Blu-ray Review: GREEN ROOM

SHOCK reviews D Films’ Blu-ray/DVD release of Jeremy Saulnier’s GREEN ROOM.

It’s heartbreaking to watch GREEN ROOM now, writer/director Jeremy Saulnier’s riff on RIO BRAVO with neo-Nazi’s and punk rockers replacing bandits and lawmen. In time, that weight will vanish, or at least ebb. But for now, coming only weeks after the accidental death of its lead actor Anton Yelchin, viewing the new Blu-ray release is a far more upsetting experience that it was originally intended to be. Because Yelchin was a fine young actor. He was a solid child actor (watch him hold his own with Sir Anthony Hopkins in the unfairly ignored Stephen King drama HEARTS IN ATLANTIS) and he evolved into a reliable, energetic presence in a myriad genre films, from the remake of FRIGHT NIGHT to ODD THOMAS to BURYING THE EX and beyond.

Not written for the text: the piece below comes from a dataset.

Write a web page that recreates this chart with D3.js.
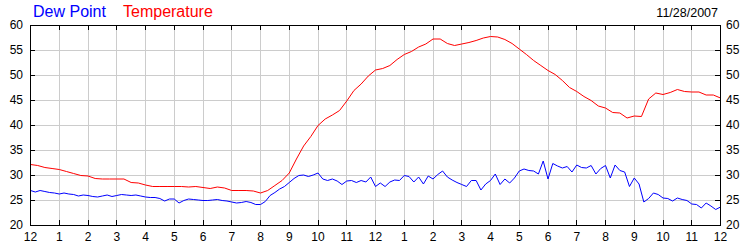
<!DOCTYPE html>
<html>
<head>
<meta charset="utf-8">
<script src="https://cdn.jsdelivr.net/npm/d3@7"></script>
<style>
  body { margin: 0; background: #fff; }
  svg { display: block; font-family: Arial, "Liberation Sans", sans-serif; }
  .grid line { stroke: #cccccc; stroke-width: 1; shape-rendering: crispEdges; }
  .axis path, .axis line { stroke: #000; shape-rendering: crispEdges; }
  .axis text { font-size: 12px; fill: #000; font-family: Arial, "Liberation Sans", sans-serif; }
</style>
</head>
<body>
<div id="chart"></div>
<script>
// readings every 15 minutes, midnight to midnight
var tempStep = 0.25
var temperature = [
  32.2, 32.0, 31.6, 31.4, 31.2, 30.8, 30.4, 30.0,
  29.9, 29.4, 29.3, 29.3, 29.3, 29.3, 28.6, 28.5,
  28.1, 27.8, 27.8, 27.8, 27.8, 27.8, 27.7, 27.8,
  27.6, 27.4, 27.7, 27.5, 27.0, 27.0, 27.0, 26.9,
  26.5, 27.0, 28.0, 29.0, 30.5, 33.3, 35.9, 37.8,
  40.0, 41.3, 42.1, 43.0, 44.9, 47.0, 48.3, 49.9,
  51.1, 51.4, 52.0, 53.2, 54.2, 54.8, 55.7, 56.3,
  57.3, 57.3, 56.4, 56.0, 56.3, 56.6, 57.0, 57.5,
  57.8, 57.7, 57.2, 56.4, 55.3, 54.2, 53.0, 52.0,
  51.0, 50.2, 49.0, 47.6, 46.8, 45.8, 45.0, 43.9,
  43.5, 42.6, 42.5, 41.5, 41.9, 41.8, 45.3, 46.5,
  46.2, 46.6, 47.2, 46.8, 46.7, 46.7, 46.1, 46.1,
  45.5
]

// readings every 10 minutes
var dewStep = 1 / 6
var dewPoint = [
  27.0, 26.7, 27.0, 26.8, 26.6, 26.5,
  26.3, 26.5, 26.3, 26.2, 25.9, 26.1,
  26.0, 25.8, 25.7, 25.9, 26.1, 25.8,
  26.0, 26.2, 26.1, 26.0, 26.1, 25.9,
  25.7, 25.6, 25.6, 25.4, 24.9, 25.3,
  25.3, 24.5, 25.0, 25.3, 25.2, 25.1,
  25.0, 25.0, 25.1, 25.2, 25.0, 24.9,
  24.7, 24.5, 24.6, 24.8, 24.6, 24.2,
  24.2, 24.8, 26.0, 26.6, 27.3, 27.8,
  28.6, 29.4, 30.0, 30.1, 29.8, 30.1,
  30.5, 29.3, 29.0, 29.3, 28.9, 28.2,
  28.9, 29.0, 28.6, 29.0, 28.7, 29.7,
  27.8, 28.5, 27.8, 28.7, 29.1, 29.0,
  30.0, 29.8, 28.7, 29.7, 28.3, 29.9,
  29.3, 30.2, 30.9, 29.7, 29.1, 28.6,
  28.2, 27.8, 29.0, 29.0, 27.1, 28.3,
  29.0, 30.3, 28.2, 29.3, 28.5, 29.5,
  30.9, 31.3, 31.0, 30.9, 30.3, 32.9,
  29.3, 32.4, 31.9, 31.5, 31.8, 30.7,
  32.1, 31.6, 31.5, 32.0, 30.3, 31.4,
  32.0, 29.5, 32.1, 31.0, 30.7, 27.8,
  29.5, 28.3, 24.7, 25.4, 26.5, 26.2,
  25.5, 25.4, 24.9, 25.5, 25.2, 25.0,
  24.3, 24.2, 23.5, 24.5, 23.9, 23.2,
  23.7
]

var hourLabels = ['12', '1', '2', '3', '4', '5', '6', '7', '8', '9', '10', '11',
                  '12', '1', '2', '3', '4', '5', '6', '7', '8', '9', '10', '11', '12']
var yTicks = [20, 25, 30, 35, 40, 45, 50, 55, 60]
var dateLabel = '11/28/2007'

var width = 750
var height = 250
var margin = {top: 25, left: 30, right: 30, bottom: 25}

var svg = d3.select('#chart')
  .append('svg')
  .attr('width', width)
  .attr('height', height)

var x = d3.scaleLinear()
  .domain([0, 24])
  .range([margin.left, width - margin.right])

var y = d3.scaleLinear()
  .domain([20, 60])
  .range([height - margin.bottom, margin.top])

var hours = d3.range(0, 25)

// grid
var grid = svg.append('g').attr('class', 'grid')
grid.selectAll('.v')
  .data(hours.slice(1, -1))
  .enter().append('line')
  .attr('x1', function(d) { return x(d) + 0.5 })
  .attr('x2', function(d) { return x(d) + 0.5 })
  .attr('y1', y(60))
  .attr('y2', y(20))
grid.selectAll('.h')
  .data(yTicks.slice(1, -1))
  .enter().append('line')
  .attr('x1', x(0))
  .attr('x2', x(24))
  .attr('y1', function(d) { return y(d) + 0.5 })
  .attr('y2', function(d) { return y(d) + 0.5 })

// lines
var line = function(step) {
  return d3.line()
    .x(function(d, i) { return x(i * step) + 0.5 })
    .y(function(d) { return y(d) + 0.5 })
}

svg.append('path')
  .datum(dewPoint)
  .attr('fill', 'none')
  .attr('stroke', '#0000ff')
  .attr('stroke-width', 1)
  .attr('d', line(dewStep))

svg.append('path')
  .datum(temperature)
  .attr('fill', 'none')
  .attr('stroke', '#ff0000')
  .attr('stroke-width', 1)
  .attr('d', line(tempStep))

// axes, ticks point inward
svg.append('g')
  .attr('class', 'axis')
  .attr('transform', 'translate(0,' + y(20) + ')')
  .call(d3.axisBottom(x)
    .tickValues(hours)
    .tickSizeInner(-5)
    .tickSizeOuter(0)
    .tickPadding(7)
    .tickFormat(function(d) { return hourLabels[d] }))

svg.append('g')
  .attr('class', 'axis')
  .attr('transform', 'translate(0,' + y(60) + ')')
  .call(d3.axisTop(x)
    .tickValues(hours)
    .tickSizeInner(-5)
    .tickSizeOuter(0)
    .tickFormat(''))

svg.append('g')
  .attr('class', 'axis')
  .attr('transform', 'translate(' + x(0) + ',0)')
  .call(d3.axisLeft(y)
    .tickValues(yTicks)
    .tickSizeInner(-5)
    .tickSizeOuter(0)
    .tickPadding(7))

svg.append('g')
  .attr('class', 'axis')
  .attr('transform', 'translate(' + x(24) + ',0)')
  .call(d3.axisRight(y)
    .tickValues(yTicks)
    .tickSizeInner(-5)
    .tickSizeOuter(0)
    .tickPadding(6))

// legend + date
svg.append('text')
  .attr('x', 33)
  .attr('y', 17)
  .attr('font-size', '16px')
  .attr('fill', '#0000ff')
  .text('Dew Point')

svg.append('text')
  .attr('x', 123)
  .attr('y', 17)
  .attr('font-size', '16px')
  .attr('fill', '#ff0000')
  .text('Temperature')

svg.append('text')
  .attr('x', 718)
  .attr('y', 17)
  .attr('font-size', '12.5px')
  .attr('text-anchor', 'end')
  .attr('fill', '#000')
  .text(dateLabel)
</script>
</body>
</html>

And he’s so very good in GREEN ROOM.

And GREEN ROOM is so very good.

Related: Read our interview with Saulnier and Yelchin here.

Saulnier’s scrappy seige opera was critically lauded in its festival run and healthy theatrical release and with legitimate reasons. The film is a kinetic middle finger to contemporary Hollywood thrillers, jerking viewers emotions around and battering them with extreme violence and extremely realized performances by a universally excellent cast.

Yelchin is the film’s core, starring as a member of a young punk band whose tour has hit the skids. When the group reluctantly accepts a gig playing at a skinhead club, they accidentally witness the aftershocks of a murder and, in a panic, the Nazi scum lock the band in the green room of the title. While they deliberate on what to do with their prisoners, the owner of the club and leader of the skins (Patrick Stewart, who snarls his dialogue in one of the most calmly frightening performances in recent memory) takes control, hatching a plan to use flesh-hungry dogs to eliminate the rock and roll witnesses.

If you haven’t seen GREEN ROOM, to spill more would be sad as the film’s many pleasures derive from watching these characters – on both sides of the conflicting fence – evolve and interact in the span of one very volatile – and stomach-churningly gory – night.

D Films‘ Canadian Blu-ray (and the only slightly less-lovely DVD it comes packaged with) release looks sumptuous, a 2:40:1 widescreen image that exemplifies Saulnier’s choice to give the film a color tint that matches the film’s title. For a film that takes place primarily at night in a single location, the movie often glows, like neon, with deep blacks and bright red blood and a sickly, sexy green sheen.

Supplements are sparse, with a lively Saulnier commentary and an EPK making-of doc. Of course, both of these features were produced before Yelchin’s untimely passing, making the entire package a bit of a melancholy affair.

There were many, many more movies left in Anton Yelchin and his future was bright. But on a positive note, the fact that one of his final – and finest – performances comes embedded in this brutal, deftly constructed shocker, is a small mercy indeed.